- Да, верно, но дети ведь могут появиться и не спросясь тебя, Миреле. Хотя у женщин всегда были средства, чтоб пытаться предотвратить нежеланное рождение или даже нежеланное зачатие, но никогда эти средства не были безупречны и надёжны, и к тому же, многие из них смертельно опасны для тебя, как, впрочем, и само рождение ребёнка - редким везеньем было бы родить хотя бы одного, чтоб выжили и ты, и ребёнок.
Алексей не знал, от чего был в большем ужасе - от того ли, что Аполлон Аристархович вот так пугает Миреле или от того, что обсуждаются подобные темы. Ведь греховно должно быть даже думать о том, чтоб убить в утробе нерождённого младенца… С другой стороны, мелькнуло в голове крамольное, не лучше ль умереть ребёночку, не успев родиться, чем ещё одному невинному существу мучиться, как мучаются они?
Но Миреле, кажется, и не боялась, и не стеснялась.
- Это я понимаю очень хорошо. Но всё же если не быть с тем, кого я люблю, то зачем быть вовсе, быть одной - для самой себя жить, а в этом не очень большая радость, а быть с кем-то другим - даже если случится так, чтоб я полюбила кого-то другого, не Леви, то лучше б этого не надо, мы хотя бы оба одинаковые и одному не хуже, чем другому, а для здорового это слишком большое испытание… Я всё же надеяться буду, что детей у меня не случится, я б это пережила, я об этом всегда думаю, когда обыкновенное женское, показывающее у женщины готовность к материнству, отнимает у меня столько сил - не надо бы мне этого лучше. В самом деле, мы могли бы лучше взять себе сироту, хоть мы оба и нездоровы, и ребёнку было б не слишком хорошо с нами поэтому, но получше, чем вовсе без родителей. Я думаю, это было б очень хорошо и правильно. Я понимаю, что от опасности, которая существует для меня, Леви может сильно страдать, боясь меня касаться и в то же время желая этого, а этого я никак не могу допустить. Потому что он мужчина, а я женщина, и хоть мы увечные, нам требуется то же, что и здоровым, и мы имеем на это право. Буду употреблять те средства, которыми пользуются блудницы, чтобы не забеременеть - ведь если б у них не было действенных средств, кроме посещения врача, то это всё равно было б для них накладно. Всё одно, я думаю, у нас другого пути нет, потому что любовь наша друг к другу уже случилась, и всякий другой путь был бы нечестным.

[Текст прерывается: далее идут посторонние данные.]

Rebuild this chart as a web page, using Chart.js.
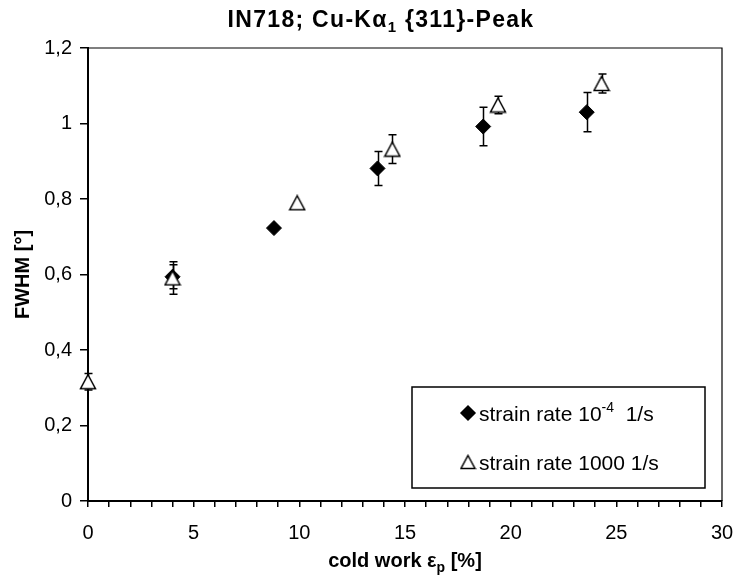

Алексей тихо выбрался из комнаты с красными щеками и ушёл в свою комнату, потрясённый и обуреваемый множеством мыслей. Столько стыдного и страшного разом давно он не слышал. В то же время, что ж тут можно поделать, как избегнуть? Что вот мог бы ей посоветовать, девушке, которая хочет любить и быть счастливой, несмотря на свой недуг, но не хочет делать несчастным кого-либо ещё? Что он мог бы ей посоветовать? И как не говорить ей об этом с ними, ведь они, получается, её семья, другой семьи у неё нет… Да, пожалуй, теперь он и ощутил яснее ясного, что они - семья, и все беды и проблемы у них общие, и это нормально, этого жизнь требует…
И вот, Ясь был первым ребёнком, которого за долгое время они знали так близко. Алексей думал, не будет ли это для них слишком печально, не будет ли напоминанием о собственной невозможности иметь здоровое потомство, но кажется, сколько смотрел он в их лица, когда они общались с мальчиком - нет, не было. Может быть, оттого, что был он уже вовсе не младенец, и что не слишком большой была между ними разница в возрасте, соответствующая братьям и сёстрам, а не детям и родителям?
Сам он с удивлением осознавал, что ему нравится наблюдать за мальчиком и возиться с ним. Конечно, и прежде ему случалось общаться с детьми младше себя, не всегда везло иметь товарищами по играм сверстников, и это обычно печалило его. Однако здесь разница в возрасте неожиданно не расстраивала, хотя казалось бы, вкупе с языковым барьером, должна была саму возможность дружбы свести на нет. Но то ли дело было в том, что у него был сверстник в лице Ицхака, и одиночества не было, то ли в том как раз была причина, что Яся нужно было учить, присматривать за ним. Прежде на Алексея не ложилось никакой ответственности, прежде он не ощущал себя по отношению к кому-нибудь старшим. Это было ново и интересно. И то, что Ясь обращался к нему чаще, чем к другим, наполняло тихой гордостью.